To figure out more about my cats' behaviors and preferences, I reached out to Erin Askeland, Animal Health and Behavior Consultant for Camp Bow Wow, and found that the various reasons are mostly based on instinct and are all kind of sweet (except for one that is just so typical cat).
Why Do Cats Sleep at the End of the Bed?
Erin says that while cuddling with their humans during the day "allows a cat to enjoy the attention and proximity with less vulnerability," the overnight hours are much different in the minds of a feline.
"When a cat goes to sleep, their guard is lowered and they're aware that they're more vulnerable, so often cats may choose to sleep at the foot of the bed for security and safety, to alert you if they sense a threat, and to protect you," Erin told POPSUGAR. "The foot of the bed also provides a quicker escape, which is part of a cat's instincts, whereas at the head of the bed or even within the blankets, that escape route is not as clear.

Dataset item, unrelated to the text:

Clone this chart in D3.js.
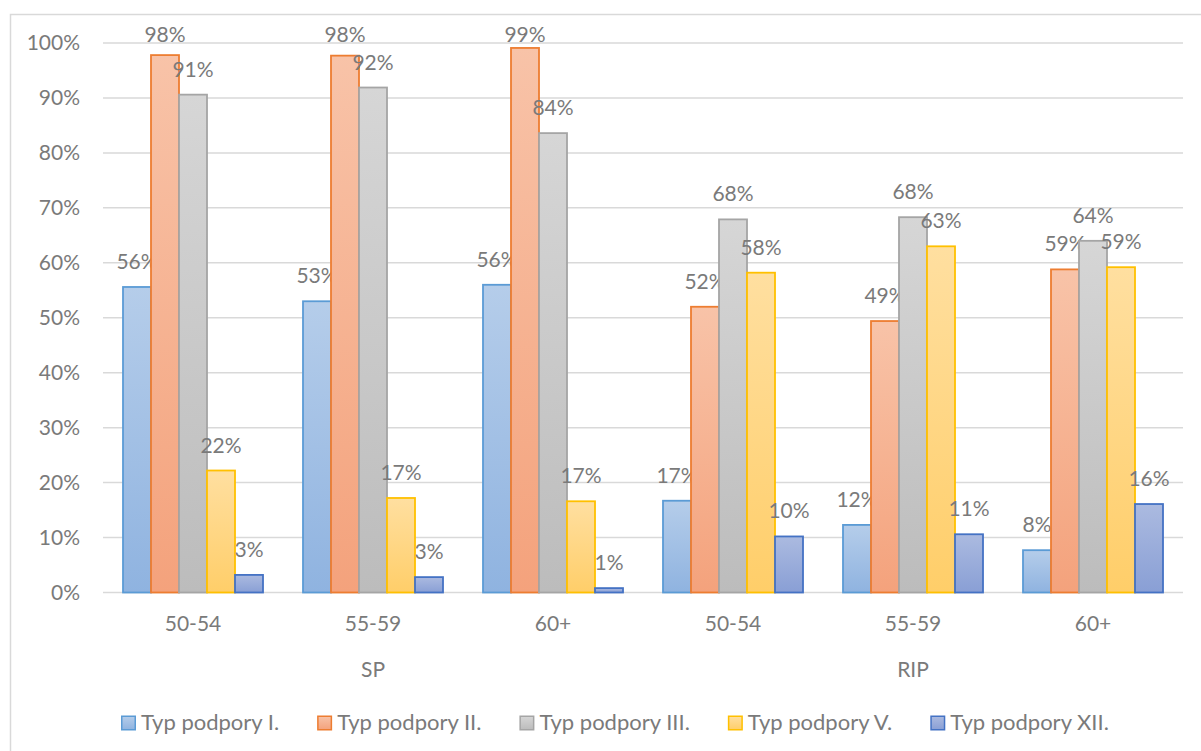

Often the foot of a bed is semi-centered in a room, so it not only gives the cat a perch and view from higher up, [and a] comfy place to sprawl, but also the ability to move in any direction quickly as needed."
Thinking about what Erin told me, I realized that from the end of the bed on my side, my cats are nearly perfectly centered in our bedroom and have a clear view out the door (whereas on my husband's side, they'd be much closer to a wall and further from the door). Which may explain why even as I type this at my kitchen counter right outside my bedroom door, one of my sweet angels is asleep at the foot of my side of the bed, where she can directly keep her eye on me in between snoozes.

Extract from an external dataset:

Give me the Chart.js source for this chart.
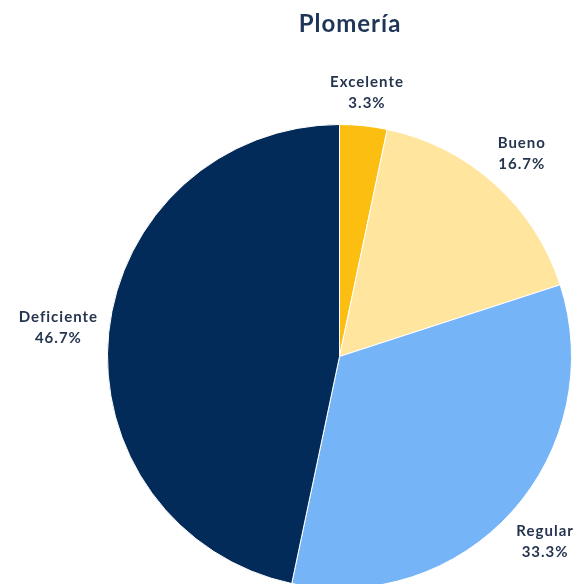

Why Do Cats Sleep on Their Human's Feet?
And while it makes total sense now why a cat would sleep at the end of the bed, I was still curious as to why my cats always have to be on my feet and ankles rather than on the perfectly useable empty mattress space (other than to make it utterly impossible for me to move in my sleep, because rule number one of the Cat Owners' Manual™ says you never, ever move under a sleeping cat).
"While cats may be independent creatures, they are keen on who provides for them and are still quite social. They are aware of who puts down their food, water, and treats, who plays with them, and who gives them attention, so they will seek out that person (or persons) to be near and offer affection in return, or appease you so you continue providing for them," she said, which I thought was a sweet — though appropriately self-serving — notion.

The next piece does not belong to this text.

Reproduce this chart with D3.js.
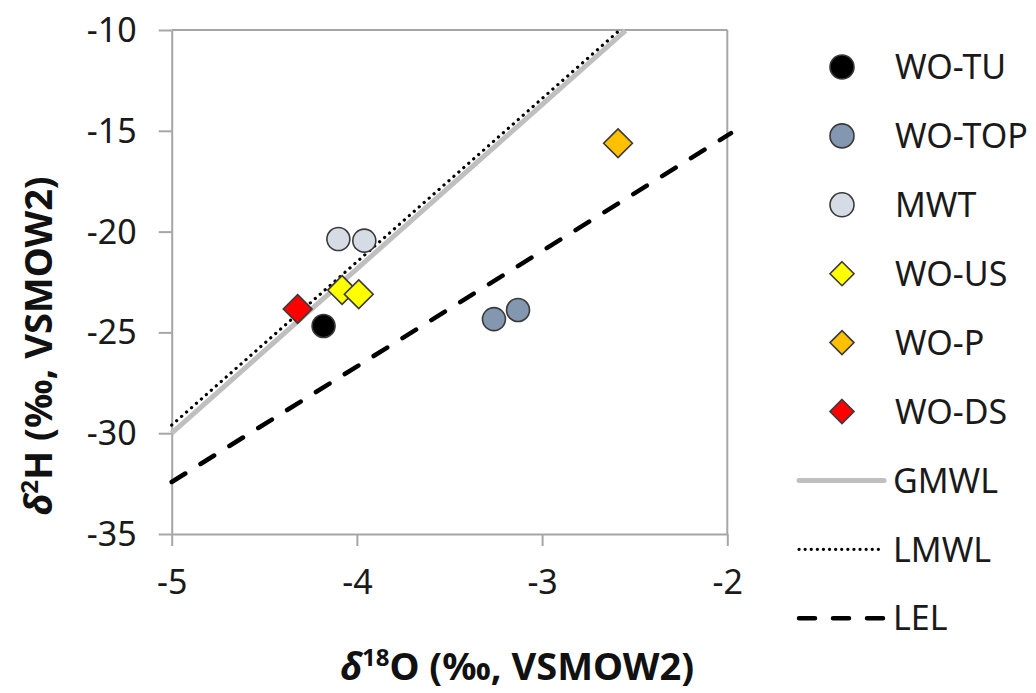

However, Erin completely brought me back to earth with her last note, which for sure tracks: "Cats may also use you simply for your heat! This may be why some cats will move to your head or body during the night and then return to the foot of the bed. As your own body's temperature changes, your cat may move to warmer (or cooler) spots depending on their own needs."
Emphasis on "their own needs," amirite?!